### [GIVEN PROBLEM]
Skip all pictures. Write out the data below from its first line through the line that contains "range_db = 100.0".

### [DATA SEGMENT]
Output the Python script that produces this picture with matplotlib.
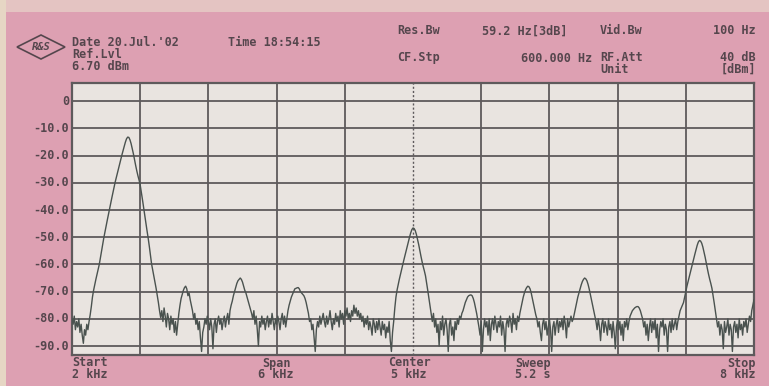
import numpy as np
import matplotlib
matplotlib.use("Agg")
import matplotlib.pyplot as plt
from matplotlib.patches import Polygon, Rectangle

# ---- sweep settings -------------------------------------------------------
start_hz = 2000
stop_hz = 8000
step_hz = 10
ref_level = 6.7          # dBm, top of screen
range_db = 100.0         # 10 dB/div

grid_levels = [0, -10, -20, -30, -40, -50, -60, -70, -80, -90]
grid_labels = ["0", "-10.0", "-20.0", "-30.0", "-40.0", "-50.0",
               "-60.0", "-70.0", "-80.0", "-90.0"]

# trace level in dBm, one value every 10 Hz (one row per 100 Hz)
trace_db = [
    -80, -82, -79, -84, -81, -83, -80, -85, -82, -86,                  # 2000
    -89, -84, -86, -82, -84, -81, -78.5, -75.5, -72, -69.5,            # 2100
    -67.5, -65.5, -63.7, -61.8, -60, -57.5, -55, -52.5, -50.2, -48,    # 2200
    -46, -43.8, -41.7, -39.6, -37.6, -35.6, -33.6, -31.6, -29.7, -28,  # 2300
    -26.3, -24.6, -22.9, -21.2, -19.6, -18, -16.5, -15, -13.8, -13.2,  # 2400
    -13.3, -14.2, -15.6, -17.4, -19.3, -21.5, -23.6, -25.6, -27.4, -29,  # 2500
    -30.8, -33.4, -36.2, -39.1, -42, -44.8, -47.6, -50.3, -53.3, -56.6,  # 2600
    -59.8, -62, -64.3, -66.5, -68.8, -71.3, -74, -77, -79.5, -77,      # 2700
    -81, -76, -79, -83, -78, -80, -84, -79, -82, -80,                  # 2800
    -85, -81, -86, -82, -78, -75, -72.5, -71, -69.5, -68.5,            # 2900
    -68, -69, -71.5, -70.5, -73, -75, -77, -80, -78, -82,              # 3000
    -80, -84, -81, -87, -92, -85, -83, -80, -82, -79,                  # 3100
    -81, -84, -80, -83, -91, -82, -80, -85, -81, -79,                  # 3200
    -82, -80, -84, -81, -79, -83, -80, -78, -82, -77,                  # 3300
    -75, -73.5, -71.5, -70, -68.5, -67, -66, -65.5, -65, -65.5,        # 3400
    -66.5, -68, -69.5, -70.5, -72, -73.5, -75, -76.5, -78, -80,        # 3500
    -77, -82, -79, -84, -90, -81, -83, -79, -82, -80,                  # 3600
    -84, -81, -79, -83, -80, -82, -78, -81, -84, -80,                  # 3700
    -82, -79, -81, -84, -80, -78, -82, -79, -83, -80,                  # 3800
    -77, -75, -73.5, -72, -71, -70, -69, -68.8, -68.6, -68.5,          # 3900
    -69, -70, -70.5, -71, -71.5, -72.5, -74, -76, -78, -81,            # 4000
    -80, -84, -82, -87, -92, -84, -81, -83, -79, -82,                  # 4100
    -80, -78, -81, -83, -79, -82, -80, -77, -81, -84,                  # 4200
    -80, -82, -78, -81, -79, -83, -77, -80, -78, -82,                  # 4300
    -77, -79, -76, -80, -78, -81, -77, -79, -75, -78,                  # 4400
    -76, -79, -77, -80, -78, -81, -79, -83, -80, -82,                  # 4500
    -79, -84, -81, -83, -86, -80, -82, -85, -81, -84,                  # 4600
    -80, -83, -86, -81, -84, -82, -87, -83, -85, -81,                  # 4700
    -88, -92, -85, -81, -76, -72, -69.4, -67.3, -65.4, -63.6,          # 4800
    -61.7, -59.9, -58.3, -56.6, -54.9, -53.2, -51.6, -49.9, -48.4, -47.2,  # 4900
    -46.6, -46.8, -47.6, -49, -50.8, -52.7, -54.9, -57, -59, -60.8,    # 5000
    -62.4, -64.2, -66.8, -69.6, -72.5, -75.4, -78.2, -81, -78, -83,    # 5100
    -80, -85, -82, -90, -81, -84, -79, -86, -82, -80,                  # 5200
    -84, -92, -82, -80, -86, -83, -88, -81, -84, -80,                  # 5300
    -82, -79, -80, -78, -77, -75.5, -74, -73, -72, -71.5,              # 5400
    -71.3, -71.2, -71.5, -72.5, -74, -76, -78, -80.5, -83, -86,        # 5500
    -81, -92, -84, -80, -83, -81, -86, -80, -88, -82,                  # 5600
    -80, -84, -79, -82, -85, -81, -83, -79, -86, -81,                  # 5700
    -84, -92, -82, -80, -83, -79, -81, -85, -78, -82,                  # 5800
    -80, -84, -79, -81, -78, -76, -74, -72, -70.5, -69.3,              # 5900
    -68.5, -68, -68.2, -69, -70.5, -72.5, -74.5, -76.5, -78.5, -80,    # 6000
    -83, -81, -85, -88, -82, -80, -84, -81, -86, -83,                  # 6100
    -80, -84, -92, -83, -81, -86, -82, -80, -85, -81,                  # 6200
    -83, -80, -84, -79, -82, -87, -80, -83, -81, -79,                  # 6300
    -81, -80, -78, -76, -74, -72, -70.5, -69, -67.5, -66.3,            # 6400
    -65.5, -65, -65.3, -66, -67.3, -69, -71, -73, -75, -77,            # 6500
    -79, -81, -84, -80, -83, -88, -82, -80, -85, -81,                  # 6600
    -83, -86, -80, -84, -82, -87, -81, -85, -91, -83,                  # 6700
    -80, -84, -81, -86, -82, -88, -81, -83, -80, -84,                  # 6800
    -81, -79, -78, -77, -76.5, -76, -75.7, -75.5, -75.5, -76,          # 6900
    -77, -78.5, -80, -83, -81, -86, -82, -88, -83, -80,                # 7000
    -85, -81, -84, -80, -87, -82, -92, -84, -81, -83,                  # 7100
    -80, -86, -82, -84, -92, -83, -81, -85, -80, -84,                  # 7200
    -82, -80, -84, -81, -79, -77, -76, -75, -74, -72,                  # 7300
    -69.9, -68, -66.3, -64.6, -62.9, -61.2, -59.5, -57.8, -56.2, -54.6,  # 7400
    -53, -51.8, -51.2, -51.4, -52.2, -53.6, -55.4, -57.3, -59.5, -61.6,  # 7500
    -63.6, -65.4, -67, -68.8, -71.4, -74.2, -77, -80, -83, -81,        # 7600
    -86, -82, -84, -91, -81, -85, -83, -80, -86, -82,                  # 7700
    -84, -92, -83, -81, -85, -82, -87, -80, -84, -82,                  # 7800
    -86, -81, -83, -80, -85, -82, -79, -81, -77, -75,                  # 7900
    -73,                                                               # 8000
]

freq_hz = np.arange(start_hz, stop_hz + step_hz, step_hz)
assert len(freq_hz) == len(trace_db)

# ---- colours ----------------------------------------------------------------
screen_pink = "#DDA0B2"
paper = "#E9E4E0"
grid_col = "#5E5A5C"
trace_col = "#4A524F"
text_col = "#55464D"

W, H = 769, 386
fig = plt.figure(figsize=(W / 100, H / 100), dpi=100)
fig.patch.set_facecolor(screen_pink)

# light margins of the photographed screen
fig.add_artist(Rectangle((0, 1 - 12 / H), 1, 12 / H, transform=fig.transFigure,
                         facecolor="#E4C4C2", edgecolor="none", zorder=0))
fig.add_artist(Rectangle((0, 0), 6 / W, 1, transform=fig.transFigure,
                         facecolor="#E6D6C4", edgecolor="none", zorder=0))

left, right, top, bottom = 72, 754, 83, 355
ax = fig.add_axes([left / W, 1 - bottom / H, (right - left) / W, (bottom - top) / H])
ax.set_facecolor(paper)
ax.set_xlim(start_hz, stop_hz)
ax.set_ylim(ref_level - range_db, ref_level)

# graticule
div_hz = (stop_hz - start_hz) / 10
for k in range(1, 10):
    xv = start_hz + k * div_hz
    if k == 5:
        ax.axvline(xv, color=grid_col, lw=1.0, ls=(0, (1.5, 1.5)), zorder=1)
    else:
        ax.axvline(xv, color=grid_col, lw=1.3, zorder=1)
for lv in grid_levels:
    ax.axhline(lv, color=grid_col, lw=1.3, zorder=1)

ax.plot(freq_hz, trace_db, color=trace_col, lw=1.0, zorder=3)

ax.set_xticks([])
ax.set_yticks([])
for s in ax.spines.values():
    s.set_color(grid_col)
    s.set_linewidth(1.6)

# ---- text -------------------------------------------------------------------
mono = dict(family="DejaVu Sans Mono", color=text_col, fontsize=8.5,
            fontweight="bold")


def put(x, y, s, ha="left", **kw):
    opts = dict(mono)
    opts.update(kw)
    fig.text(x / W, 1 - y / H, s, ha=ha, va="center", **opts)


for lv, lab in zip(grid_levels, grid_labels):
    yv = top + (ref_level - lv) / range_db * (bottom - top)
    put(69, yv, lab, ha="right")

put(72, 43, "Date 20.Jul.'02")
put(228, 43, "Time 18:54:15")
put(72, 55, "Ref.Lvl")
put(72, 67, "6.70 dBm")

put(397, 31, "Res.Bw")
put(482, 31, "59.2 Hz[3dB]")
put(600, 31, "Vid.Bw")
put(756, 31, "100 Hz", ha="right")
put(397, 58, "CF.Stp")
put(592, 58, "600.000 Hz", ha="right")
put(600, 57.5, "RF.Att")
put(756, 57.5, "40 dB", ha="right")
put(600, 69.5, "Unit")
put(756, 69.5, "[dBm]", ha="right")

put(72, 363, "Start")
put(72, 375, "2 kHz")
put(262, 363, "Span")
put(258, 375, "6 kHz")
put(388, 363, "Center")
put(391, 375, "5 kHz")
put(515, 363, "Sweep")
put(515, 375, "5.2 s")
put(756, 363, "Stop", ha="right")
put(756, 375, "8 kHz", ha="right")

# Rohde & Schwarz diamond badge
cx, cy = 41, 47
diamond = [(cx - 24, cy), (cx, cy - 12), (cx + 24, cy), (cx, cy + 12)]
fig.add_artist(Polygon([(px / W, 1 - py / H) for px, py in diamond],
                       closed=True, transform=fig.transFigure,
                       facecolor="none", edgecolor=text_col, lw=1.2))
put(cx, cy, "R&S", ha="center", fontsize=7.5, style="italic")

fig.savefig("out.png", dpi=100, facecolor=fig.get_facecolor())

### [FINAL RESULT]
Output the Python script that produces this picture with matplotlib.
import numpy as np
import matplotlib
matplotlib.use("Agg")
import matplotlib.pyplot as plt
from matplotlib.patches import Polygon, Rectangle

# ---- sweep settings -------------------------------------------------------
start_hz = 2000
stop_hz = 8000
step_hz = 10
ref_level = 6.7          # dBm, top of screen
range_db = 100.0         # 10 dB/div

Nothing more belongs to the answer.